▸ Source code of charts
_ _ _ _ _

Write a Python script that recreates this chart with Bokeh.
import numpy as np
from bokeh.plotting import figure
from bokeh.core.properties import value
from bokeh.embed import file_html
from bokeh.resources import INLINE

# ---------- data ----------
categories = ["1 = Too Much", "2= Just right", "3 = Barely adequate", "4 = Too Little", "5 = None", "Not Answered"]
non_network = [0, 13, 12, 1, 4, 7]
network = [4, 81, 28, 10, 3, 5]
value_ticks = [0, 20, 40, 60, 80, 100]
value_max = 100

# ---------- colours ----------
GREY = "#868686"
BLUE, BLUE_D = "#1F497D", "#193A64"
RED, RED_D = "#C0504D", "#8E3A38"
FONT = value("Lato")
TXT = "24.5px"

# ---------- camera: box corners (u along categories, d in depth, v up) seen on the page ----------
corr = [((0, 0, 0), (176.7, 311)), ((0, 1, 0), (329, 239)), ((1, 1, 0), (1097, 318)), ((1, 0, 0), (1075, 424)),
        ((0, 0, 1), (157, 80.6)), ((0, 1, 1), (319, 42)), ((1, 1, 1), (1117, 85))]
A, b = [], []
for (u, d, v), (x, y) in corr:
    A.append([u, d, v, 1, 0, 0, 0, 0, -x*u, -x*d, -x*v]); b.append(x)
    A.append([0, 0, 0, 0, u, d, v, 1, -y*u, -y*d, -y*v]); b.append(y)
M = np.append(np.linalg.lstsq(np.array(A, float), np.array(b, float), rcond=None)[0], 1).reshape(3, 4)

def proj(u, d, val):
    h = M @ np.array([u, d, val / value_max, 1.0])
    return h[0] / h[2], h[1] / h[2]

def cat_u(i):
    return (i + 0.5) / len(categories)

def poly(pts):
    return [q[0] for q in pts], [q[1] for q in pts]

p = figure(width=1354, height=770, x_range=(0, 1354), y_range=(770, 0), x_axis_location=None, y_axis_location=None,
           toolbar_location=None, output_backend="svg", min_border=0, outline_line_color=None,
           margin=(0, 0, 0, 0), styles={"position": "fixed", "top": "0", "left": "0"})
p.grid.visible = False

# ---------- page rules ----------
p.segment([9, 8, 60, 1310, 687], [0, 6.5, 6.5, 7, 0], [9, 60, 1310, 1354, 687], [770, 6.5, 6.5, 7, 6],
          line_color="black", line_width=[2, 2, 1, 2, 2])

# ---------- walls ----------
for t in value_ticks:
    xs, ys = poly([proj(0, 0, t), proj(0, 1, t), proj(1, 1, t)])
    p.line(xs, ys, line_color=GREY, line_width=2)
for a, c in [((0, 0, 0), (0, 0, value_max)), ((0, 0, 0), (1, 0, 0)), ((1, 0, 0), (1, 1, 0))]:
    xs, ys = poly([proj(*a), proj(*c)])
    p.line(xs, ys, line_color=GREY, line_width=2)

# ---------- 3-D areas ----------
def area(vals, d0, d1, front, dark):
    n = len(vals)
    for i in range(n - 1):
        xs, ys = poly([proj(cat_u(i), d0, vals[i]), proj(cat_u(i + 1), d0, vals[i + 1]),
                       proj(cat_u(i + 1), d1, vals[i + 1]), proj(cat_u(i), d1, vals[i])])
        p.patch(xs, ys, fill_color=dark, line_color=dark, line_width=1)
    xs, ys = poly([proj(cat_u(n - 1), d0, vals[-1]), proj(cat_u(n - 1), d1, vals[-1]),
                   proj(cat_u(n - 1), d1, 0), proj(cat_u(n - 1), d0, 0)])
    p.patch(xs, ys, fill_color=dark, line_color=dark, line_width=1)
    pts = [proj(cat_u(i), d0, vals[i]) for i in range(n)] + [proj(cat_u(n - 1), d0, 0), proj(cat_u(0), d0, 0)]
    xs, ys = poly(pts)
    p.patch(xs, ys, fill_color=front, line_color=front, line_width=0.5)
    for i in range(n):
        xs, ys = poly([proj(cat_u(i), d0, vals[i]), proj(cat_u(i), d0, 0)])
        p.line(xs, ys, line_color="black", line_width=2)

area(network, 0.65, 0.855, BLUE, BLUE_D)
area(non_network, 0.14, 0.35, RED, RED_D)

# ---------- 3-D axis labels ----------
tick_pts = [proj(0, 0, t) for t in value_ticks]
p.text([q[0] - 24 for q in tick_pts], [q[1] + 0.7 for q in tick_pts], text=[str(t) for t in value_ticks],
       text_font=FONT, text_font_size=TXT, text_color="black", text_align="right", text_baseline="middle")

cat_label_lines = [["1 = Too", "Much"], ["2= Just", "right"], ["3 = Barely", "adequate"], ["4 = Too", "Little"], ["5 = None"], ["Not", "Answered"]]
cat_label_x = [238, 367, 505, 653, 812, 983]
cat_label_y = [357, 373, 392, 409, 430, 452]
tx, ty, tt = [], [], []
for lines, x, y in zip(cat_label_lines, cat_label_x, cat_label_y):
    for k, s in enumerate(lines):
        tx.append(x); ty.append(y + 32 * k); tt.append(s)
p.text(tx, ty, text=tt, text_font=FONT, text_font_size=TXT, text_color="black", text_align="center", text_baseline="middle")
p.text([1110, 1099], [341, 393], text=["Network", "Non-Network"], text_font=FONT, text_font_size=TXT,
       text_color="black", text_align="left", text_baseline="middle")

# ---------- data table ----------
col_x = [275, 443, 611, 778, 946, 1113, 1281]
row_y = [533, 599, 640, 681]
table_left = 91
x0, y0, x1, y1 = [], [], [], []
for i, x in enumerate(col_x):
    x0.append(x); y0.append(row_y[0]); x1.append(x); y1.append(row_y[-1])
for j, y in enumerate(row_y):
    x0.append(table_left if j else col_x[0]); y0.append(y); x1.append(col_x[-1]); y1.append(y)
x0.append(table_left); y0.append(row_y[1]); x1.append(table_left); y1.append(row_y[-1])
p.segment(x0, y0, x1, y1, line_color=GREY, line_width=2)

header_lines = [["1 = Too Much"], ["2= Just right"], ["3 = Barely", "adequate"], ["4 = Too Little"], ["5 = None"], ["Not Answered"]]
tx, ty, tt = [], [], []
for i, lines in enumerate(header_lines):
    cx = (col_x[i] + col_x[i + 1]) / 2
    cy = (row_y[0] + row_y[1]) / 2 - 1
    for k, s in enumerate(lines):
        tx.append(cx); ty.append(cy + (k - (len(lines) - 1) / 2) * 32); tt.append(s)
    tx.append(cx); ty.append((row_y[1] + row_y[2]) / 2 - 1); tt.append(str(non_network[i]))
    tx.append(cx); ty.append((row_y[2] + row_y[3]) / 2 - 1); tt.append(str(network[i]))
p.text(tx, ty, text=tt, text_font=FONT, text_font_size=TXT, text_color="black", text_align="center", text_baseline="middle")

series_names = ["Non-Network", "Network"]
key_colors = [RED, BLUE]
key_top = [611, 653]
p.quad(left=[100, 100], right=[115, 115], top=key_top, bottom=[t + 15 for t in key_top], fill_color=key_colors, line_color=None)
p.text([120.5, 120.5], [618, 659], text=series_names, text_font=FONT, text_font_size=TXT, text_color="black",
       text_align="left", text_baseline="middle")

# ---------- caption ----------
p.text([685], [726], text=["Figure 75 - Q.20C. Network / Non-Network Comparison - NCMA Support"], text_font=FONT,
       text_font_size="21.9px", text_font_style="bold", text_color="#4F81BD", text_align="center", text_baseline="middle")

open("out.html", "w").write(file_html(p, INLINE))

_ _ _ _ _

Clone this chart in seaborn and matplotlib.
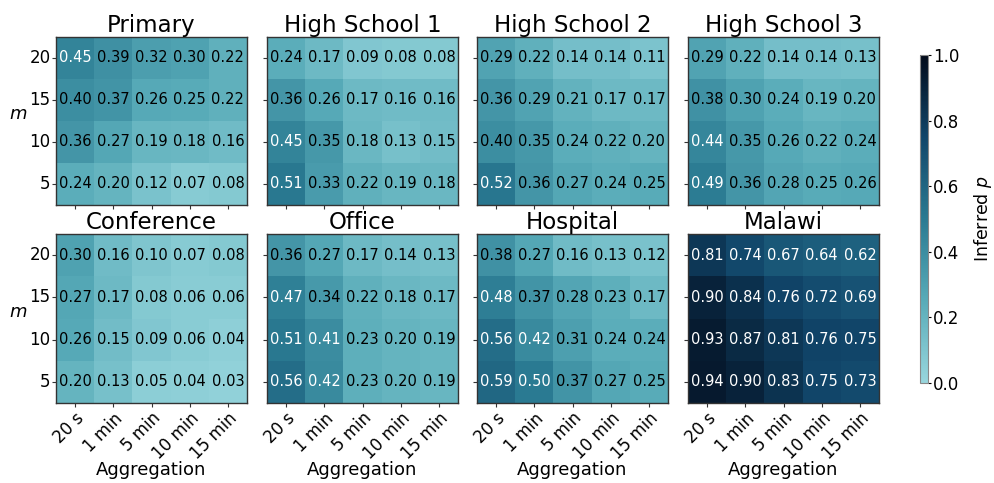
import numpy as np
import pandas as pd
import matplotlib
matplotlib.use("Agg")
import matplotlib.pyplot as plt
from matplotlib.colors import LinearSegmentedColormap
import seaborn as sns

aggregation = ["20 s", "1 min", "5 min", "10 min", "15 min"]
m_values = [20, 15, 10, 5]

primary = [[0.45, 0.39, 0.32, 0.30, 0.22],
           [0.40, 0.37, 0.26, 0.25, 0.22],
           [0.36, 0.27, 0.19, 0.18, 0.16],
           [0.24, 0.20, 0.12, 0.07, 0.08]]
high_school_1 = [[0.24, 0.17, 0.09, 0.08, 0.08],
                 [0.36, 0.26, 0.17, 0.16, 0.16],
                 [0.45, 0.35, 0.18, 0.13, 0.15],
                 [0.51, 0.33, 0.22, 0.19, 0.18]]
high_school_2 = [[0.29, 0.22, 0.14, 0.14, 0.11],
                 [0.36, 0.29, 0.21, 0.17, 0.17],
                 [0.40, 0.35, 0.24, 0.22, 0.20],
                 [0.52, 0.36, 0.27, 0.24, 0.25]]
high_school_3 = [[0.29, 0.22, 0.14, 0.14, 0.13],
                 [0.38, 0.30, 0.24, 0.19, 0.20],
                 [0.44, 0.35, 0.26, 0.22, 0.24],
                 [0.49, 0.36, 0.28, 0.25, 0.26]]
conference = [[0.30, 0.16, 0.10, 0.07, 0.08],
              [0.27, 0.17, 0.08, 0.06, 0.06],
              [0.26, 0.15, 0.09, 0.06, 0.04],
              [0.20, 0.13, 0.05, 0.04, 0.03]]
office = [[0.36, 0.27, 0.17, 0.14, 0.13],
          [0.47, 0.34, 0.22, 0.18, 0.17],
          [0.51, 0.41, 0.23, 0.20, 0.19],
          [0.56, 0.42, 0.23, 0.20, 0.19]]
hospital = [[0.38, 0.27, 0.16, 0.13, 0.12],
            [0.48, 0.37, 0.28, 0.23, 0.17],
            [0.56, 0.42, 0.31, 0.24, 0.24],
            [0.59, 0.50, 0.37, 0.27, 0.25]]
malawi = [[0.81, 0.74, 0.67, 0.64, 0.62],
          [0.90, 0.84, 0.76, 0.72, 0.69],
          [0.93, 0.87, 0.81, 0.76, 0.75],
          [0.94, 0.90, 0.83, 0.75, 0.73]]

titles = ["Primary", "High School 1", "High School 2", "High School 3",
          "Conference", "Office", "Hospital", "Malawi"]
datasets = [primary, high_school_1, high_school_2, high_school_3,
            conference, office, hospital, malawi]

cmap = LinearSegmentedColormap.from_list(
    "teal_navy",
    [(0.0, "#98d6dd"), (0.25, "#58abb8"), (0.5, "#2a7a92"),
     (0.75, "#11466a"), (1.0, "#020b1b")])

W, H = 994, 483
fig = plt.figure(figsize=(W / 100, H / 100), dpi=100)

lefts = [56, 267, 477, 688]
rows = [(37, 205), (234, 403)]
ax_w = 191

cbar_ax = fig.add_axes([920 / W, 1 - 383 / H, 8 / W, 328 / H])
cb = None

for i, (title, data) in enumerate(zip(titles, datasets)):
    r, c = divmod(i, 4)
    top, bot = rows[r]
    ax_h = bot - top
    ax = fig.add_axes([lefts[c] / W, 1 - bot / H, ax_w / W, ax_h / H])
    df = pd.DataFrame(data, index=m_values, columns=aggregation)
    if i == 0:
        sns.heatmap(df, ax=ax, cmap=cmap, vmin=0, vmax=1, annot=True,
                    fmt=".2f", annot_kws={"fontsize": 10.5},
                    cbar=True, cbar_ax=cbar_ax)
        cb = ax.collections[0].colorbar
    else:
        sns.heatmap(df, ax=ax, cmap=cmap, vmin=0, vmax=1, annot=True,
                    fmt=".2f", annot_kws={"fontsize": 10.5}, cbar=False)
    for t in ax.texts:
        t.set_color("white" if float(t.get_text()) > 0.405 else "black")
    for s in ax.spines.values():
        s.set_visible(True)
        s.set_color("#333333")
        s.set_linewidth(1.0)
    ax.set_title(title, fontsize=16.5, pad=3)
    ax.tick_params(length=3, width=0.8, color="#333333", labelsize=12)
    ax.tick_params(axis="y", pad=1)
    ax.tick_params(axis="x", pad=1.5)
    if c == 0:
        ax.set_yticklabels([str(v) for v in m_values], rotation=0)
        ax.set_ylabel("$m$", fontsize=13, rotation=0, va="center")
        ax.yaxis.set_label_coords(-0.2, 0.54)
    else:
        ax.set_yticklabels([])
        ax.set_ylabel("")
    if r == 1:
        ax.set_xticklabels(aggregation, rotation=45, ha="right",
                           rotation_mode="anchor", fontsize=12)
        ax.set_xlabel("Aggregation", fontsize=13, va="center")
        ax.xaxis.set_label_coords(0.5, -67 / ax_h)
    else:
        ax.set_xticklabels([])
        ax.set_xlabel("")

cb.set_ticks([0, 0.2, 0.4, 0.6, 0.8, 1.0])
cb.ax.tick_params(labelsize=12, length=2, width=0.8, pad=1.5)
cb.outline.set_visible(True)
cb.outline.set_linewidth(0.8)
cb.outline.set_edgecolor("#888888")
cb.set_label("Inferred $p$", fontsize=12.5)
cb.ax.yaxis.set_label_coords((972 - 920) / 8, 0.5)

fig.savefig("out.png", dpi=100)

_ _ _ _ _

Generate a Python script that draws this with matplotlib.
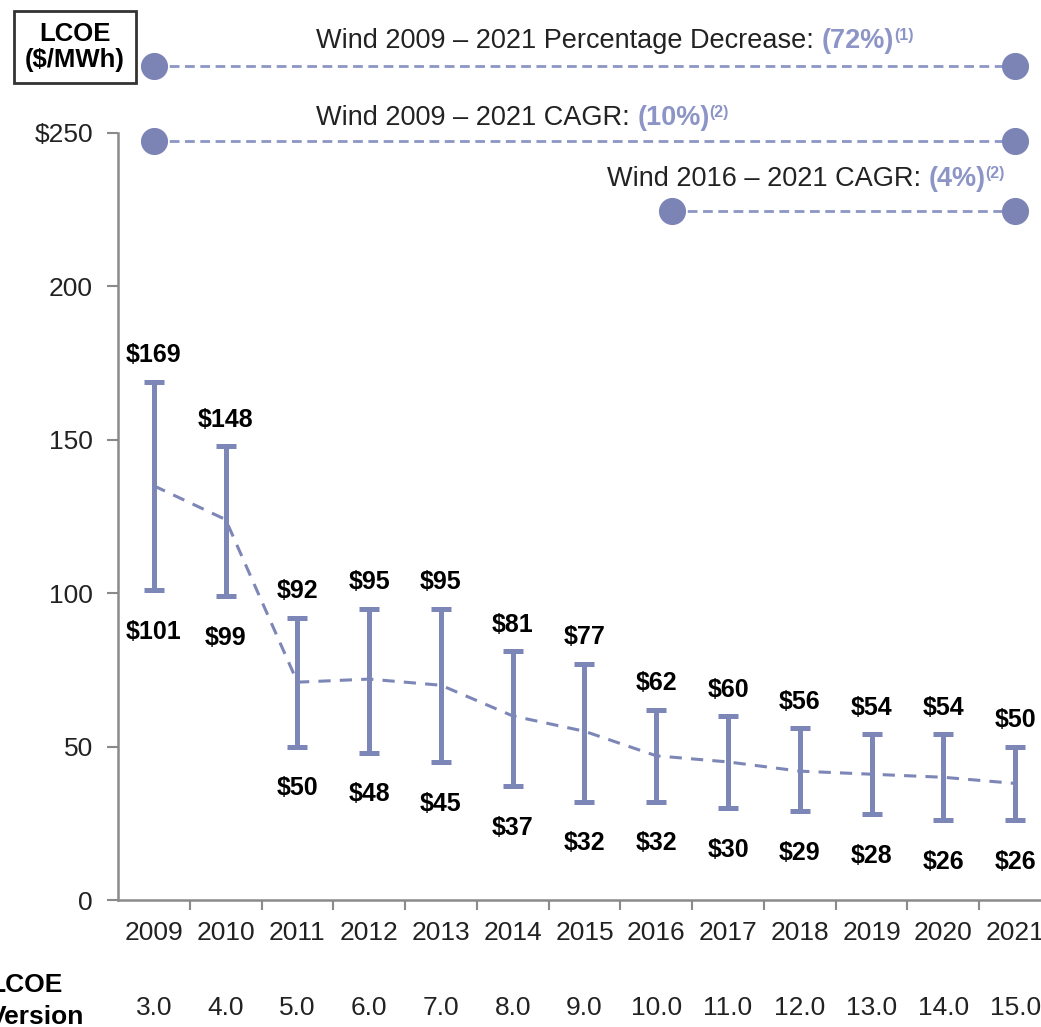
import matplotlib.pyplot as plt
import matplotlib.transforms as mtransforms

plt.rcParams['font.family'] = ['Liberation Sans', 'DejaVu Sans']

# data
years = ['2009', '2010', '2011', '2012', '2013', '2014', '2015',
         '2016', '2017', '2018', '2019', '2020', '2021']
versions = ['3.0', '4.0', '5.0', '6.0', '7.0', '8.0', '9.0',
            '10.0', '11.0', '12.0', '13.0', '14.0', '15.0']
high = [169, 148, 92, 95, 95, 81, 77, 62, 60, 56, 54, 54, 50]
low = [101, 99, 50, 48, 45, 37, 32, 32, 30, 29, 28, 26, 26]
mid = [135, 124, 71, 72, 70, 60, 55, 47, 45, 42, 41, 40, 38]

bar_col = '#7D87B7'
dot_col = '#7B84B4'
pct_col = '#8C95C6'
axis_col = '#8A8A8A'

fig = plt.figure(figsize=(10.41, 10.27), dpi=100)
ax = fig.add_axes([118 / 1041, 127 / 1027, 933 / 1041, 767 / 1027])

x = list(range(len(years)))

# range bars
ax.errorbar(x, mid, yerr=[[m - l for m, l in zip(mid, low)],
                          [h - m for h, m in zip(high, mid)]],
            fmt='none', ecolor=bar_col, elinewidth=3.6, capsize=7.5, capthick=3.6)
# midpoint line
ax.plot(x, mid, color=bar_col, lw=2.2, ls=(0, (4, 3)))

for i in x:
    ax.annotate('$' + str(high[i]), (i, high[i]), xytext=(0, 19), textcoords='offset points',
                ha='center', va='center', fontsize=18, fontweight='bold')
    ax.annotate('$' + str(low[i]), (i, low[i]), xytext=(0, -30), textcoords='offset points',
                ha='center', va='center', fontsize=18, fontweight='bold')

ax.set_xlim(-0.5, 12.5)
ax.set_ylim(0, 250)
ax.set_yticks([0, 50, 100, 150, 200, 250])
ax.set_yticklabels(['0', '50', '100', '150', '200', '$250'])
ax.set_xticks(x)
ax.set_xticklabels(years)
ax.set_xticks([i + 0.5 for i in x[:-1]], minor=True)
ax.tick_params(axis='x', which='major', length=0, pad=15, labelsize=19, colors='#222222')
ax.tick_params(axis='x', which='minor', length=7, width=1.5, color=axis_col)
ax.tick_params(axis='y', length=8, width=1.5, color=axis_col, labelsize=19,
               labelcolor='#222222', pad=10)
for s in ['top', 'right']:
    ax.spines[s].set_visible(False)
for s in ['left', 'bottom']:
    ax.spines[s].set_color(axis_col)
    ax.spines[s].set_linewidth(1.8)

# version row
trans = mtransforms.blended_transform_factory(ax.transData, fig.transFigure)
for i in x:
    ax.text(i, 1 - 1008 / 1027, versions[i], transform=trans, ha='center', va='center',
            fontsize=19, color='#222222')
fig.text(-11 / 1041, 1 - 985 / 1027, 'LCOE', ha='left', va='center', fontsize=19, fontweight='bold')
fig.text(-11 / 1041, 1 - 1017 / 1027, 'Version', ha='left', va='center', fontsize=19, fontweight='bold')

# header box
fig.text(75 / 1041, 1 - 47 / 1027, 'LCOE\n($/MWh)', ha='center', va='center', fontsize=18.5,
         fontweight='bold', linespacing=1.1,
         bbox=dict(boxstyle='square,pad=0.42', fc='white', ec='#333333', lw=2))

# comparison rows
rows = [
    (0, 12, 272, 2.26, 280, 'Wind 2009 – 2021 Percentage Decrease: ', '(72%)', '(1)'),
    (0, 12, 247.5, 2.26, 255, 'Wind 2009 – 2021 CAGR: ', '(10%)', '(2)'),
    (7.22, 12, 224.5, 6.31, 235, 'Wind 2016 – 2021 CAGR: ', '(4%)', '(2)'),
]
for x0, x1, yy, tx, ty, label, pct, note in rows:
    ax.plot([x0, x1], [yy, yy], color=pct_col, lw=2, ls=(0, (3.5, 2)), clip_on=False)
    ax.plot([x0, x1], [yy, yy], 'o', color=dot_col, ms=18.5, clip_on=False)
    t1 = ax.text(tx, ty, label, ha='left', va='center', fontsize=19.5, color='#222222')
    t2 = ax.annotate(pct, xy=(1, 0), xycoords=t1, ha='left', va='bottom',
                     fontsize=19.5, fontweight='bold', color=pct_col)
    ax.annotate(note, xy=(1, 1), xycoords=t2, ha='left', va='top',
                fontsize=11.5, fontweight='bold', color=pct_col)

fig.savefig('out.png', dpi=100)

_ _ _ _ _

Set down the lines running from the one with "Clone this chart in seaborn and matplotlib." through the one with "m_values = [20, 15, 10, 5]", both ends kept, exactly and with no pictures.

Clone this chart in seaborn and matplotlib.
import numpy as np
import pandas as pd
import matplotlib
matplotlib.use("Agg")
import matplotlib.pyplot as plt
from matplotlib.colors import LinearSegmentedColormap
import seaborn as sns

aggregation = ["20 s", "1 min", "5 min", "10 min", "15 min"]
m_values = [20, 15, 10, 5]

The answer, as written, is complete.